*Exercise task*. Set the listing down again in full, word for word, with the pictures left out.

----

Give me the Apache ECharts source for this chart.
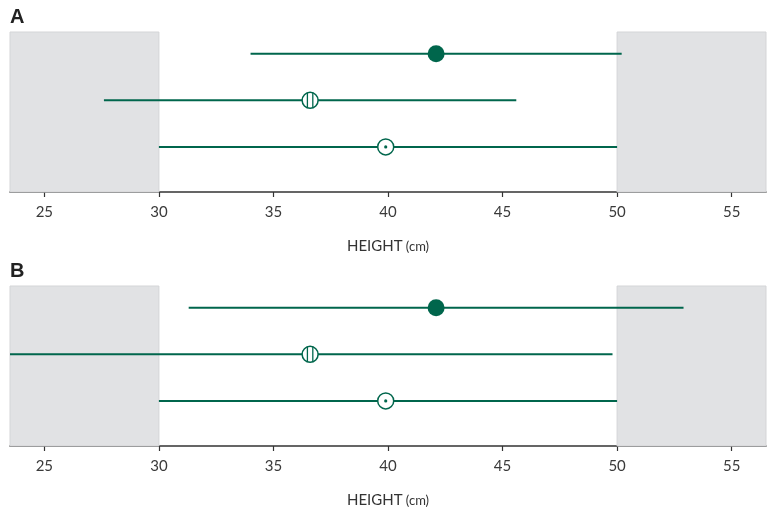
<!DOCTYPE html>
<html>
<head>
<meta charset="utf-8">
<script src="https://cdn.jsdelivr.net/npm/echarts@6/dist/echarts.min.js"></script>
<style>html,body{margin:0;padding:0;background:#fff}#c{width:771px;height:512px}</style>
</head>
<body>
<div id="c"></div>
<script>
// ---- data ----
const panelTitles = ['A', 'B'];
const rowY = [3, 2, 1];                 // row positions (top to bottom)
const markerTypes = ['filled', 'striped', 'dotted'];
const pointsA = [42.1, 36.6, 39.9];
const lowerA = [34.0, 27.6, 30.0];
const upperA = [50.2, 45.6, 50.0];
const pointsB = [42.1, 36.6, 39.9];
const lowerB = [31.3, 22.0, 30.0];
const upperB = [52.9, 49.8, 50.0];
const shadedRanges = [[23.5, 30], [50, 56.5]];
const tickValues = [25, 30, 35, 40, 45, 50, 55];
const xMin = 23.5, xMax = 56.5;
const axisTitle = 'HEIGHT';
const axisUnit = '(cm)';

const GREEN = '#00664c';

function buildData(points, lower, upper) {
  return points.map((p, i) => [p, rowY[i], lower[i], upper[i], i]);
}

function renderItem(params, api) {
  const y = api.value(1);
  const p = api.coord([api.value(0), y]);
  const l = api.coord([api.value(2), y]);
  const u = api.coord([api.value(3), y]);
  const type = markerTypes[api.value(4)];
  const children = [{
    type: 'line',
    shape: { x1: l[0], y1: l[1], x2: u[0], y2: u[1] },
    style: { stroke: GREEN, lineWidth: 2 }
  }];
  if (type === 'filled') {
    children.push({ type: 'circle', shape: { cx: p[0], cy: p[1], r: 8.5 }, style: { fill: GREEN } });
  } else {
    const r = 8;
    children.push({ type: 'circle', shape: { cx: p[0], cy: p[1], r: r }, style: { fill: '#fff', stroke: GREEN, lineWidth: 1.5 } });
    if (type === 'striped') {
      [-2.7, 2.7].forEach(dx => {
        const h = Math.sqrt(r * r - dx * dx);
        children.push({ type: 'line', shape: { x1: p[0] + dx, y1: p[1] - h, x2: p[0] + dx, y2: p[1] + h }, style: { stroke: GREEN, lineWidth: 1.3 } });
      });
    } else {
      children.push({ type: 'circle', shape: { cx: p[0], cy: p[1], r: 1.6 }, style: { fill: GREEN } });
    }
  }
  return { type: 'group', children: children };
}

const gridTops = [32, 286];
const grids = gridTops.map(t => ({ left: 10, right: 5, top: t, height: 160 }));

const xAxes = [0, 1].map(i => ({
  type: 'value', gridIndex: i, min: xMin, max: xMax,
  splitLine: { show: false },
  axisLine: { show: true, lineStyle: { color: '#333', width: 1.5 } },
  axisTick: { show: true, length: 5, customValues: tickValues, lineStyle: { color: '#333', width: 1.2 } },
  axisLabel: { customValues: tickValues, margin: 13, fontFamily: 'Lato', fontSize: 15, color: '#3a3a3a' },
  name: '{a|' + axisTitle + '} {b|' + axisUnit + '}',
  nameLocation: 'middle', nameGap: 47,
  nameTextStyle: {
    rich: {
      a: { fontFamily: 'Lato', fontSize: 15, color: '#333' },
      b: { fontFamily: 'Lato', fontSize: 13, color: '#333' }
    }
  }
}));

const yAxes = [0, 1].map(i => ({
  type: 'value', gridIndex: i, min: 0.03, max: 3.47, show: false
}));

const series = [];
[0, 1].forEach(i => {
  series.push({
    type: 'line', xAxisIndex: i, yAxisIndex: i, data: [], silent: true, z: 1,
    markArea: {
      silent: true,
      itemStyle: { color: '#e1e2e4', borderColor: '#d4d5d7', borderWidth: 1 },
      data: shadedRanges.map(r => [{ xAxis: r[0] }, { xAxis: r[1] }])
    }
  });
});
series.push({
  type: 'custom', xAxisIndex: 0, yAxisIndex: 0, clip: true, z: 3,
  renderItem: renderItem, data: buildData(pointsA, lowerA, upperA)
});
series.push({
  type: 'custom', xAxisIndex: 1, yAxisIndex: 1, clip: true, z: 3,
  renderItem: renderItem, data: buildData(pointsB, lowerB, upperB)
});

const chart = echarts.init(document.getElementById('c'), null, { renderer: 'canvas' });
chart.setOption({
  animation: false,
  backgroundColor: '#fff',
  title: panelTitles.map((t, i) => ({
    text: t, left: 5, top: [2, 256][i],
    textStyle: { fontFamily: 'Liberation Sans', fontWeight: 'bold', fontSize: 20, color: '#222' }
  })),
  grid: grids,
  xAxis: xAxes,
  yAxis: yAxes,
  series: series
});
</script>
</body>
</html>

----

*Reply to the task*.
Give me the Apache ECharts source for this chart.
<!DOCTYPE html>
<html>
<head>
<meta charset="utf-8">
<script src="https://cdn.jsdelivr.net/npm/echarts@6/dist/echarts.min.js"></script>
<style>html,body{margin:0;padding:0;background:#fff}#c{width:771px;height:512px}</style>
</head>
<body>
<div id="c"></div>
<script>
// ---- data ----
const panelTitles = ['A', 'B'];
const rowY = [3, 2, 1];                 // row positions (top to bottom)
const markerTypes = ['filled', 'striped', 'dotted'];
const pointsA = [42.1, 36.6, 39.9];
const lowerA = [34.0, 27.6, 30.0];
const upperA = [50.2, 45.6, 50.0];
const pointsB = [42.1, 36.6, 39.9];
const lowerB = [31.3, 22.0, 30.0];
const upperB = [52.9, 49.8, 50.0];
const shadedRanges = [[23.5, 30], [50, 56.5]];
const tickValues = [25, 30, 35, 40, 45, 50, 55];
const xMin = 23.5, xMax = 56.5;
const axisTitle = 'HEIGHT';
const axisUnit = '(cm)';

const GREEN = '#00664c';

function buildData(points, lower, upper) {
  return points.map((p, i) => [p, rowY[i], lower[i], upper[i], i]);
}

function renderItem(params, api) {
  const y = api.value(1);
  const p = api.coord([api.value(0), y]);
  const l = api.coord([api.value(2), y]);
  const u = api.coord([api.value(3), y]);
  const type = markerTypes[api.value(4)];
  const children = [{
    type: 'line',
    shape: { x1: l[0], y1: l[1], x2: u[0], y2: u[1] },
    style: { stroke: GREEN, lineWidth: 2 }
  }];
  if (type === 'filled') {
    children.push({ type: 'circle', shape: { cx: p[0], cy: p[1], r: 8.5 }, style: { fill: GREEN } });
  } else {
    const r = 8;
    children.push({ type: 'circle', shape: { cx: p[0], cy: p[1], r: r }, style: { fill: '#fff', stroke: GREEN, lineWidth: 1.5 } });
    if (type === 'striped') {
      [-2.7, 2.7].forEach(dx => {
        const h = Math.sqrt(r * r - dx * dx);
        children.push({ type: 'line', shape: { x1: p[0] + dx, y1: p[1] - h, x2: p[0] + dx, y2: p[1] + h }, style: { stroke: GREEN, lineWidth: 1.3 } });
      });
    } else {
      children.push({ type: 'circle', shape: { cx: p[0], cy: p[1], r: 1.6 }, style: { fill: GREEN } });
    }
  }
  return { type: 'group', children: children };
}

const gridTops = [32, 286];
const grids = gridTops.map(t => ({ left: 10, right: 5, top: t, height: 160 }));

const xAxes = [0, 1].map(i => ({
  type: 'value', gridIndex: i, min: xMin, max: xMax,
  splitLine: { show: false },
  axisLine: { show: true, lineStyle: { color: '#333', width: 1.5 } },
  axisTick: { show: true, length: 5, customValues: tickValues, lineStyle: { color: '#333', width: 1.2 } },
  axisLabel: { customValues: tickValues, margin: 13, fontFamily: 'Lato', fontSize: 15, color: '#3a3a3a' },
  name: '{a|' + axisTitle + '} {b|' + axisUnit + '}',
  nameLocation: 'middle', nameGap: 47,
  nameTextStyle: {
    rich: {
      a: { fontFamily: 'Lato', fontSize: 15, color: '#333' },
      b: { fontFamily: 'Lato', fontSize: 13, color: '#333' }
    }
  }
}));

const yAxes = [0, 1].map(i => ({
  type: 'value', gridIndex: i, min: 0.03, max: 3.47, show: false
}));

const series = [];
[0, 1].forEach(i => {
  series.push({
    type: 'line', xAxisIndex: i, yAxisIndex: i, data: [], silent: true, z: 1,
    markArea: {
      silent: true,
      itemStyle: { color: '#e1e2e4', borderColor: '#d4d5d7', borderWidth: 1 },
      data: shadedRanges.map(r => [{ xAxis: r[0] }, { xAxis: r[1] }])
    }
  });
});
series.push({
  type: 'custom', xAxisIndex: 0, yAxisIndex: 0, clip: true, z: 3,
  renderItem: renderItem, data: buildData(pointsA, lowerA, upperA)
});
series.push({
  type: 'custom', xAxisIndex: 1, yAxisIndex: 1, clip: true, z: 3,
  renderItem: renderItem, data: buildData(pointsB, lowerB, upperB)
});

const chart = echarts.init(document.getElementById('c'), null, { renderer: 'canvas' });
chart.setOption({
  animation: false,
  backgroundColor: '#fff',
  title: panelTitles.map((t, i) => ({
    text: t, left: 5, top: [2, 256][i],
    textStyle: { fontFamily: 'Liberation Sans', fontWeight: 'bold', fontSize: 20, color: '#222' }
  })),
  grid: grids,
  xAxis: xAxes,
  yAxis: yAxes,
  series: series
});
</script>
</body>
</html>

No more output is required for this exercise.